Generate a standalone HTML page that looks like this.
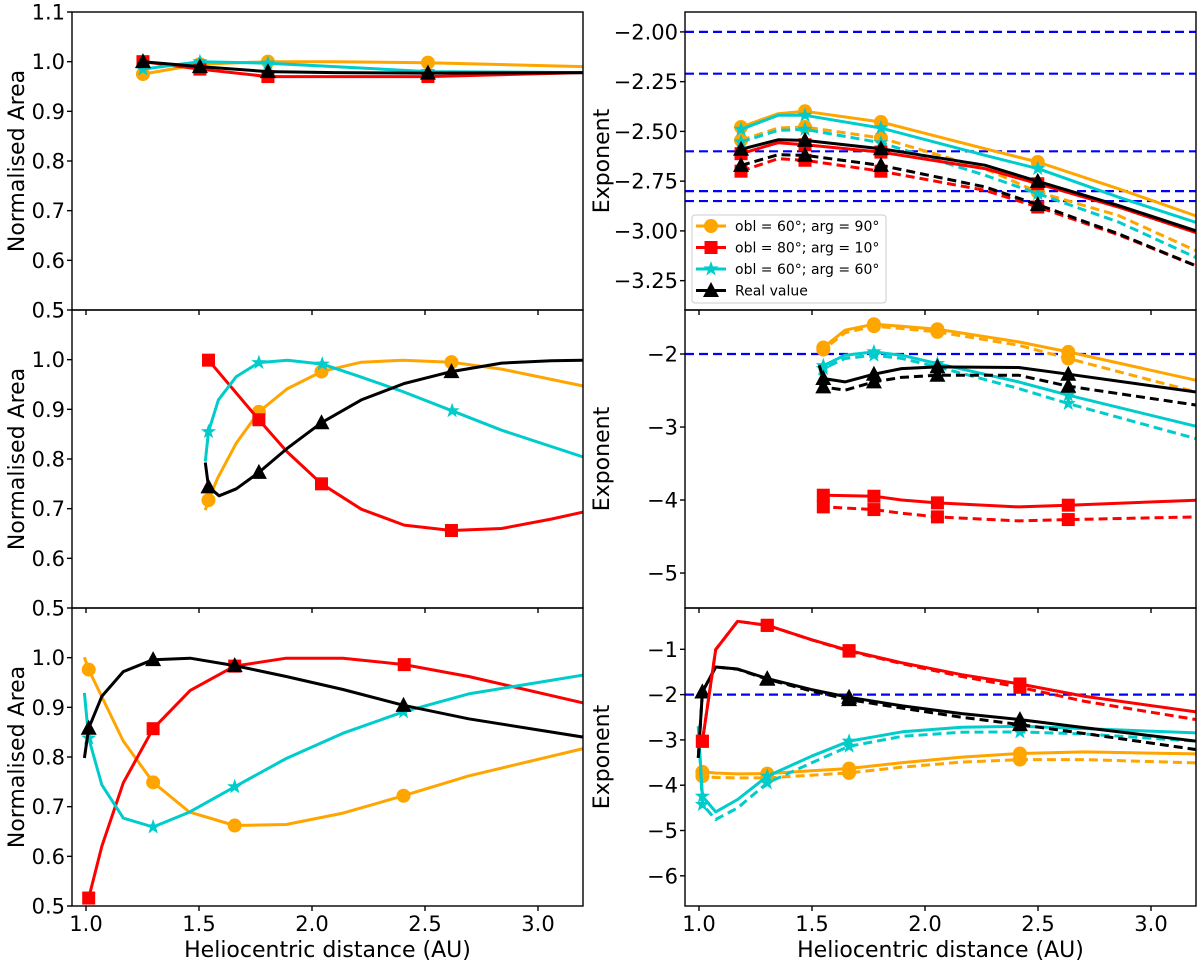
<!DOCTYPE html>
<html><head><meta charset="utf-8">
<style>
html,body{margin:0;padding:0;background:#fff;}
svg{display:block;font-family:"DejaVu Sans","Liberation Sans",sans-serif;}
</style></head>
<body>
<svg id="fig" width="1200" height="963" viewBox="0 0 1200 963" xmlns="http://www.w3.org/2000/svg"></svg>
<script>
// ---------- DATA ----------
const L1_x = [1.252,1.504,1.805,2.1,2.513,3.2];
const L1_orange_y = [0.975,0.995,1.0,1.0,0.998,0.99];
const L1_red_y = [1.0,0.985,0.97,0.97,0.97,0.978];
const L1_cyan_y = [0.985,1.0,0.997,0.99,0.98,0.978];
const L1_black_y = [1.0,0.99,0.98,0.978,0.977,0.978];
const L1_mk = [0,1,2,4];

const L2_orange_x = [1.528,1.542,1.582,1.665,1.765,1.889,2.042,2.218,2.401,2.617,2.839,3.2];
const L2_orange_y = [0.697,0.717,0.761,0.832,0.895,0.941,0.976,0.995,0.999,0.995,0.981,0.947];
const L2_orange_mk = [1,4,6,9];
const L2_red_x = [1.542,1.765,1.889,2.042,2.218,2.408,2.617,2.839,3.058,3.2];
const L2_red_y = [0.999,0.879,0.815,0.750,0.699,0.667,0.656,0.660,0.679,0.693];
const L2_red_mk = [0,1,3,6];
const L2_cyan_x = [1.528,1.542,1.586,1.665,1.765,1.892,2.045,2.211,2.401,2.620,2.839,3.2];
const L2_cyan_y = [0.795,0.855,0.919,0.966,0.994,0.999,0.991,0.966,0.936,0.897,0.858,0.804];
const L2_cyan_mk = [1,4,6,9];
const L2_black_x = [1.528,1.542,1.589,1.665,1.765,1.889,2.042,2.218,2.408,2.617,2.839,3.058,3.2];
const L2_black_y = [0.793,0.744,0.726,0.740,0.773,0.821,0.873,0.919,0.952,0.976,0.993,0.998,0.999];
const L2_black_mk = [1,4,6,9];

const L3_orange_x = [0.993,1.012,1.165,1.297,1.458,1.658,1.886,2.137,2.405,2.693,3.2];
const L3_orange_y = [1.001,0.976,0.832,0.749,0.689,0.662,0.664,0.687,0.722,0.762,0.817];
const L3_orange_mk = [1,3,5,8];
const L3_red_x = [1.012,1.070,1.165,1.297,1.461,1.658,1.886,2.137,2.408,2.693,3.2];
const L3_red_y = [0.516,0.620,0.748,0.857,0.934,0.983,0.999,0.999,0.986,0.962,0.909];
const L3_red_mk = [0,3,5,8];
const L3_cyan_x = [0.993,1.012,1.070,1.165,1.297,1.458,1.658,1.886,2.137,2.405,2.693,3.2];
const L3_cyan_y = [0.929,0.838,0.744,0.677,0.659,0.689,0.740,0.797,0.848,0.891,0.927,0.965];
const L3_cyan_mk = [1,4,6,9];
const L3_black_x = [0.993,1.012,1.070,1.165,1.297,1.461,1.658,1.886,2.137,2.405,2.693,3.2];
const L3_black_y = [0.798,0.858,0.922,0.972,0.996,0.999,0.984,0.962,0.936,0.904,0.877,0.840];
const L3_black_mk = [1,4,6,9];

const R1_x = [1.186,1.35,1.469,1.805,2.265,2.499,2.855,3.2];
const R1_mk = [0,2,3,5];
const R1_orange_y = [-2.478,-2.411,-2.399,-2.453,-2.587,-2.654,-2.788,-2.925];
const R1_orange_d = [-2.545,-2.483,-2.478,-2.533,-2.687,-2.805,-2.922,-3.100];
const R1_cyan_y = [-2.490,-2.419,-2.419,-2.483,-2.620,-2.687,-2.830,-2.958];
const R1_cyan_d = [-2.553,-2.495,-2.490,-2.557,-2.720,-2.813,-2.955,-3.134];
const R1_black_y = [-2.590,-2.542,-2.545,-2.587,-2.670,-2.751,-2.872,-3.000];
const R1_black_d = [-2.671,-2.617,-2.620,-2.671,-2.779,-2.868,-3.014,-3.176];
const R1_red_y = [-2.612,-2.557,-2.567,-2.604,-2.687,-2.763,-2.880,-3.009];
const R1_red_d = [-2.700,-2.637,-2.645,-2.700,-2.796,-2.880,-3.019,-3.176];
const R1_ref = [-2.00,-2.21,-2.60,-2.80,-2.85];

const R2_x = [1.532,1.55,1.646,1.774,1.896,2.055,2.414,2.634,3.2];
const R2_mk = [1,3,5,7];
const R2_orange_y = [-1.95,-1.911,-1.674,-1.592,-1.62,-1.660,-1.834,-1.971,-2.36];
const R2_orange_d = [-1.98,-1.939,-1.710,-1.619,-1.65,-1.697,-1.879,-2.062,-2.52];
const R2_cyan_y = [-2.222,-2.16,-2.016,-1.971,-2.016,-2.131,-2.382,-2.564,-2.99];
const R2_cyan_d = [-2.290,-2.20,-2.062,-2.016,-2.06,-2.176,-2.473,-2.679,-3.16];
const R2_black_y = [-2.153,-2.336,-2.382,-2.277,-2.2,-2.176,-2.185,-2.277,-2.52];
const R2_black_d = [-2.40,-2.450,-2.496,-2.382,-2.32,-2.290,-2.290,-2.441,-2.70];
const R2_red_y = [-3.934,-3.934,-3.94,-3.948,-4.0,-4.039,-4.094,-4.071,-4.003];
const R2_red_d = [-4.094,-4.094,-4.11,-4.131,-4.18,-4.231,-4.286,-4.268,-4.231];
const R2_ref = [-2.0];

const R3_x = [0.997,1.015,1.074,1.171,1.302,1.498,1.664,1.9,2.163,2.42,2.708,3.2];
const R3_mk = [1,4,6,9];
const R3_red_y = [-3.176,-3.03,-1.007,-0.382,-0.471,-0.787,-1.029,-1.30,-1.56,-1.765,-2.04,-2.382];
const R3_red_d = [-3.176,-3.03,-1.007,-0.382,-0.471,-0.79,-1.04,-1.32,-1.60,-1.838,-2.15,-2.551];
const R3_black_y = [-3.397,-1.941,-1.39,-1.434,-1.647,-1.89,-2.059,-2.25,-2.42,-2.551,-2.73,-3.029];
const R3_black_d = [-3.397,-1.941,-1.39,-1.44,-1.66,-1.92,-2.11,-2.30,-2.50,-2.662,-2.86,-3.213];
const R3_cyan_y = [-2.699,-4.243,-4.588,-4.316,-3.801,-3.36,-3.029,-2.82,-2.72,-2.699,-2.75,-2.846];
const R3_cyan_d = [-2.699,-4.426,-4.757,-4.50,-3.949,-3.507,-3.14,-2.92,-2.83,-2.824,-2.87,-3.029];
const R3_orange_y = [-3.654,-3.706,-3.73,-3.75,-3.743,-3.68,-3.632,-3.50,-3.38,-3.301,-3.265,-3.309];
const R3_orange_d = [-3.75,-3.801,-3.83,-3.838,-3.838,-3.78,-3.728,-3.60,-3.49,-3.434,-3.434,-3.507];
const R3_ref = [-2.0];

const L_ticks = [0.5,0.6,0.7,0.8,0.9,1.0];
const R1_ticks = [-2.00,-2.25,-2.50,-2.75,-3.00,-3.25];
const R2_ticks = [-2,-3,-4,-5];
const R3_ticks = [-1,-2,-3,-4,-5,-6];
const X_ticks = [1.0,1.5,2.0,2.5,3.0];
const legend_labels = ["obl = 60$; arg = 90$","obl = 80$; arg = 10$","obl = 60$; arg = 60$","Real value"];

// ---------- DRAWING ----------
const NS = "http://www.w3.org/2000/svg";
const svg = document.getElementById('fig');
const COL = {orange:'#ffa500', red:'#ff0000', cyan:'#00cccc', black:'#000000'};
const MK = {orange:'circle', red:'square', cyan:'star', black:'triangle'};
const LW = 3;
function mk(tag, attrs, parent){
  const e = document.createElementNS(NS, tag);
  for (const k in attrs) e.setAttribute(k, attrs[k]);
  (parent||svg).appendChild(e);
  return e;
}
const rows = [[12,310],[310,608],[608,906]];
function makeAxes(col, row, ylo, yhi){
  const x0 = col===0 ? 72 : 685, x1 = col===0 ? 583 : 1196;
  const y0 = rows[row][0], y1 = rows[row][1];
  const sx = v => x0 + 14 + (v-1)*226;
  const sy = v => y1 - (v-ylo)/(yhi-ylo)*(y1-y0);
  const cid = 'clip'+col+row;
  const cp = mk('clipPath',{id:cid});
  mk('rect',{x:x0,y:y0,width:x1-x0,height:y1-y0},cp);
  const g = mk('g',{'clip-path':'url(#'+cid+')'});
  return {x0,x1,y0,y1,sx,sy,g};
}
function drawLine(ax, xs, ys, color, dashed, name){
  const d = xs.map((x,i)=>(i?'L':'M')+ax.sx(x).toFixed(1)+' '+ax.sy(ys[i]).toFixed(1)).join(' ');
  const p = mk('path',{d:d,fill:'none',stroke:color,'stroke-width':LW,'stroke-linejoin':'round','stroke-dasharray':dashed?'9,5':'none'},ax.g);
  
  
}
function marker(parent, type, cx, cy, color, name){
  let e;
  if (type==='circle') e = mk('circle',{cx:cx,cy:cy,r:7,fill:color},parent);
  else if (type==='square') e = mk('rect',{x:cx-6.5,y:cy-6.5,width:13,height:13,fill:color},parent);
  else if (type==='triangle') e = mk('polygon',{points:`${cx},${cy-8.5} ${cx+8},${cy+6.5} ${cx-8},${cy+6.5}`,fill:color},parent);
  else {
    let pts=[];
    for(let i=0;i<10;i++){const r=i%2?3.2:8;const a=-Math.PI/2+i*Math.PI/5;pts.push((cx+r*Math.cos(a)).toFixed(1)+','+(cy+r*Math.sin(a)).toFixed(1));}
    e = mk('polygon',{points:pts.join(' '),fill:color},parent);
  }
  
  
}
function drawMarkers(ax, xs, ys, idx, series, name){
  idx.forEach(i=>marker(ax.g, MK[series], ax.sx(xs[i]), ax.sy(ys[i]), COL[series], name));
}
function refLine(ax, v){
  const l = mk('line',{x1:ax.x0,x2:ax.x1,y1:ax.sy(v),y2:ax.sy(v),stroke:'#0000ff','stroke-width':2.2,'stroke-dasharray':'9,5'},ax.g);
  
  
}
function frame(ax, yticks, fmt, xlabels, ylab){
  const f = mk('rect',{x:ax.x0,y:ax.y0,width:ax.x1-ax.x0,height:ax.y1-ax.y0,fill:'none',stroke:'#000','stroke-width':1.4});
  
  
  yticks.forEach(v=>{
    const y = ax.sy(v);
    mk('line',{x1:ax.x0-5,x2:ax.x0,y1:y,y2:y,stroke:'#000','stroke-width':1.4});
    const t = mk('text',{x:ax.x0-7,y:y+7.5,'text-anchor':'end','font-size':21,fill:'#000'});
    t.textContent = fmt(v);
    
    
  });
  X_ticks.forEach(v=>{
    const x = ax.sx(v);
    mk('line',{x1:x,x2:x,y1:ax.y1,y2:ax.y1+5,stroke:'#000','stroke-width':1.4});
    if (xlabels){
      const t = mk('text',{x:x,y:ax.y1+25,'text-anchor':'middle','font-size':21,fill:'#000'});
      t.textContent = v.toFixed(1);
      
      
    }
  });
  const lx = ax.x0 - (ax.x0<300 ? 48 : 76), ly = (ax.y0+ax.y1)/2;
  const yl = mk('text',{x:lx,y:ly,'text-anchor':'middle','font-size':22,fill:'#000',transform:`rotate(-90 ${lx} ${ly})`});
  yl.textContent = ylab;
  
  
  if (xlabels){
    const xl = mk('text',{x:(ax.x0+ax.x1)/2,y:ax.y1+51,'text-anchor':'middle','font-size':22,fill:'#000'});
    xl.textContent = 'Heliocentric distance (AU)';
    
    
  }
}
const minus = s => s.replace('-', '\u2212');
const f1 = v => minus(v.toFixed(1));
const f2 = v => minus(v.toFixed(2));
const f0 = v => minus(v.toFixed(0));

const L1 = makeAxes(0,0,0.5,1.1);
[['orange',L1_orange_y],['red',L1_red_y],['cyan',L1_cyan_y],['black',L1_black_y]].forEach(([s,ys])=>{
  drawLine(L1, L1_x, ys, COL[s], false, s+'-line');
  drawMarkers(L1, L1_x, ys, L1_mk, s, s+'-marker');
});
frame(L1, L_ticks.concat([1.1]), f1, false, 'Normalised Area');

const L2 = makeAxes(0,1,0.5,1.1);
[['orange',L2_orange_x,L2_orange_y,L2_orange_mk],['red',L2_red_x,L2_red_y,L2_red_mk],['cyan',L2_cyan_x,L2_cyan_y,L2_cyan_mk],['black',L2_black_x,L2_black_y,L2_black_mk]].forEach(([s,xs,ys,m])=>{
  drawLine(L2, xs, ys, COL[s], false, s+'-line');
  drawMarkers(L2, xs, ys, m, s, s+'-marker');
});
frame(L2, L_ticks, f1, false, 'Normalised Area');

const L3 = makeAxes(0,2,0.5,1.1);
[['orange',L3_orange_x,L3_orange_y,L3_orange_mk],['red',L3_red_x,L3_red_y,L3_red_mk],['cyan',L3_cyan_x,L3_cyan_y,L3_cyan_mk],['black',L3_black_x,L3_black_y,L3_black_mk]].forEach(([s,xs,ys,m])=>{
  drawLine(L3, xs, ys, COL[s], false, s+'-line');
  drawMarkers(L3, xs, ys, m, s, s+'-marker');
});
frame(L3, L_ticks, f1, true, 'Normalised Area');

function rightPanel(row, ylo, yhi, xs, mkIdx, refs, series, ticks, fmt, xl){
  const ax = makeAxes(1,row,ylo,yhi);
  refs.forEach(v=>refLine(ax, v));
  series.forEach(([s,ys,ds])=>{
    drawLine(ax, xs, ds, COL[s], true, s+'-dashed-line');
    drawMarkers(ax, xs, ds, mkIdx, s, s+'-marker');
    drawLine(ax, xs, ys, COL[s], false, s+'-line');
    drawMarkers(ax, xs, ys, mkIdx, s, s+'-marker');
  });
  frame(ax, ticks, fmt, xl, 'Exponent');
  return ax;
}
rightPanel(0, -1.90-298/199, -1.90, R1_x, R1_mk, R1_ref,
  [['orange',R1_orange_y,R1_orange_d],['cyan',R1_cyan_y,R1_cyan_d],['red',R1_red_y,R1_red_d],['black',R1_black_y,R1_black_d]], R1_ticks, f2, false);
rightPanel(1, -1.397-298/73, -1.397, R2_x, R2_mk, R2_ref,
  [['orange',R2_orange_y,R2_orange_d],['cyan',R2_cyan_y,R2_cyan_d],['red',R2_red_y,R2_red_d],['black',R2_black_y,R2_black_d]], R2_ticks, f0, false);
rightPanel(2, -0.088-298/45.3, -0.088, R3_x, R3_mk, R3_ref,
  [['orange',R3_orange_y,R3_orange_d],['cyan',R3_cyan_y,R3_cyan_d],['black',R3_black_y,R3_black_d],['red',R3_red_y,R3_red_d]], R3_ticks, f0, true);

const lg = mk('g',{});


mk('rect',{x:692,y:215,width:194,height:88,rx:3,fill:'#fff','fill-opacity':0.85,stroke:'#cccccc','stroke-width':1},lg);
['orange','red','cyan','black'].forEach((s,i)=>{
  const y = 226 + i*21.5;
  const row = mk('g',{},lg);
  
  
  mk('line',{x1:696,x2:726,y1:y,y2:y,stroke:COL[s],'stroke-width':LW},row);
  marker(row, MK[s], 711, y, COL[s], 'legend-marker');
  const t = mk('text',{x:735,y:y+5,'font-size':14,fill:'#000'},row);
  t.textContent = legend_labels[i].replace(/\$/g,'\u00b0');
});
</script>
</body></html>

> _PROBLEM DESCRIPTION_
Every line from the start of the listing above through the line with "const L1_mk = [0,1,2,4];" should be repeated exactly; skip the pictures and add nothing else.

> _ANSWER TO THE TASK_
Generate a standalone HTML page that looks like this.
<!DOCTYPE html>
<html><head><meta charset="utf-8">
<style>
html,body{margin:0;padding:0;background:#fff;}
svg{display:block;font-family:"DejaVu Sans","Liberation Sans",sans-serif;}
</style></head>
<body>
<svg id="fig" width="1200" height="963" viewBox="0 0 1200 963" xmlns="http://www.w3.org/2000/svg"></svg>
<script>
// ---------- DATA ----------
const L1_x = [1.252,1.504,1.805,2.1,2.513,3.2];
const L1_orange_y = [0.975,0.995,1.0,1.0,0.998,0.99];
const L1_red_y = [1.0,0.985,0.97,0.97,0.97,0.978];
const L1_cyan_y = [0.985,1.0,0.997,0.99,0.98,0.978];
const L1_black_y = [1.0,0.99,0.98,0.978,0.977,0.978];
const L1_mk = [0,1,2,4];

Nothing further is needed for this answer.